Innovative characterization techniques are essential to exploring the nanometer scale. Proper understanding requires tools with both the ability to resolve nanometer structure and to provide detailed information about chemical state.
During my graduate research, I had utilized scanning tunneling microscopy (STM) to study materials. This Nobel Prize-winning technology achieves the requisite high spatial resolution. However, it is hard to directly determine the chemical composition of materials with this technique. As a postdoctoral researcher, I started to work on X-ray microscopy. It provides chemical contrast, but with a spatial resolution of typically only tens of nanometers. What if I could combine the chemical sensitivity of synchrotron X-rays with the ultimate high spatial resolution of STM?
Receiving the DOE Early Career Award allowed me to pursue this dream. With my team, we developed the novel synchrotron X-ray scanning tunneling microscopy (SX-STM) technique.
We constructed a one-of-a-kind microscope. By using synchrotron X-rays as a probe and our patented smart tip as a detector, we achieved chemical fingerprinting of materials as thin as a single-atomic layer. The high chemical sensitivity allowed us to explore the emission of electrons from nanoscale particles.
The SX-STM technique is based on the peculiar quantum behavior of matter and X-ray radiation that is manifested at the atomic scale. By using these effects, such as where electrons can ‘tunnel’ from one place to another, and coupling them with X-rays, we are able to gain unique insight into a material’s properties.
After conclusion of my Early Career project, I was able to further expand my work on SX-STM. The technique has since been made available to the general scientific community. We constructed the world’s first dedicated beamline for SX-STM at the Advanced Photon Source, a DOE Office of Science user facility.
Today, we operate the microscope at about 30 degrees above absolute zero. We have demonstrated the elemental and chemical characterization of only a single atom within a supramolecular assembly. This capability can benefit many technologies and help scientists develop entirely new classes of materials.
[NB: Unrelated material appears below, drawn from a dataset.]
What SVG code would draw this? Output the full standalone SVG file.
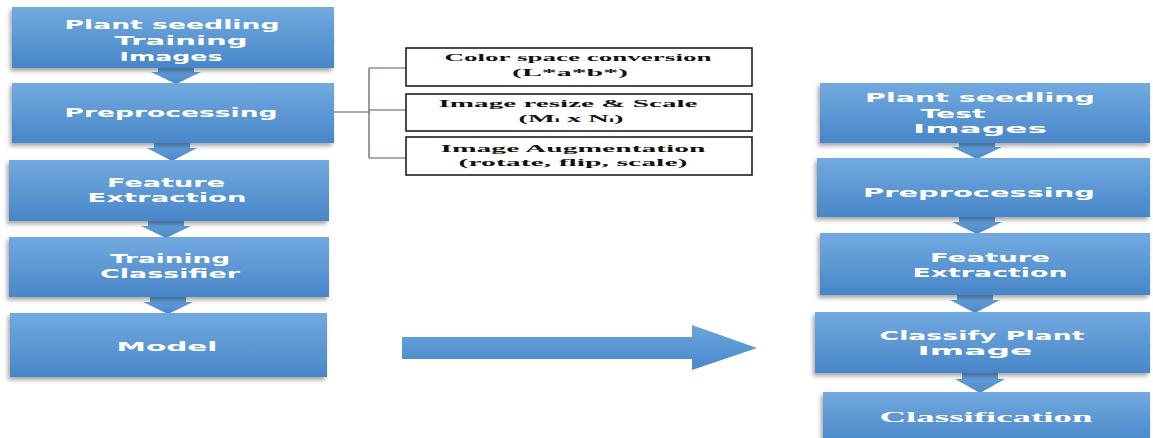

Volker Rose is a physicist at Argonne National Laboratory’s Advanced Photon Source and Center for Nanoscale Materials.
The Early Career Research Program provides financial support that is foundational to early career investigators, enabling them to define and direct independent research in areas important to DOE missions. The development of outstanding scientists and research leaders is of paramount importance to the Department of Energy Office of Science. By investing in the next generation of researchers, the Office of Science champions lifelong careers in discovery science.
For more information, please go to the Early Career Research Program.
Title: Combining Scanning Probe Microscopy and Synchrotron Radiation for Nanoscale Imaging with Chemical, Electronic and Magnetic Contrast
The objective of this research is to develop a novel, high‐resolution microscopy technique for imaging of nanoscale materials with chemical, electronic, and magnetic contrast. It will combine the sub‐nanometer spatial resolution of scanning probe microscopy with the chemical, electronic, and magnetic sensitivity of synchrotron radiation. The proposed development will drastically increase the spatial resolution of current state‐of‐the‐art x‐ray microscopy from only tens of nanometers down to atomic resolution. The technique will enable fundamentally new methods of characterization, which will be applied to the study of energy materials, nanoscale magnetic systems, and site‐specific heterogeneous catalysis. A better understanding of these phenomena at the nanoscale has great potential to improve the conversion efficiency of quantum energy devices, lead to advances in future data storage applications, and yield more efficient catalytic reactions.
TM Ajayi, V Singh, KZ Latt, et al., “Atomically precise control of rotational dynamics in charged rare-earth complexes on a metal surface.” Nature Communication 13, 6305 (2022). [DOI:10.1038/s41467-022-33897-3]
S Wieghold, EM Cope, G Moller, N Shirato, B Guzelturk, V Rose, L Nienhaus, “Stressing Halide Perovskites with Light and Electric Fields.” ACS Energy Letters 7, 2211-2218 (2022). [DOI:10.1021/acsenergylett.2c00866]
N Shirato, M Cummings, H Kersell, Y Li, B Stripe, D Rosenmann, S-W Hla, and V Rose, “Elemental Fingerprinting of Materials with Sensitivity at the Atomic Limit.” Nano Letters 14, 6499-6504 (2014). [DOI:10.1021/nl5030613]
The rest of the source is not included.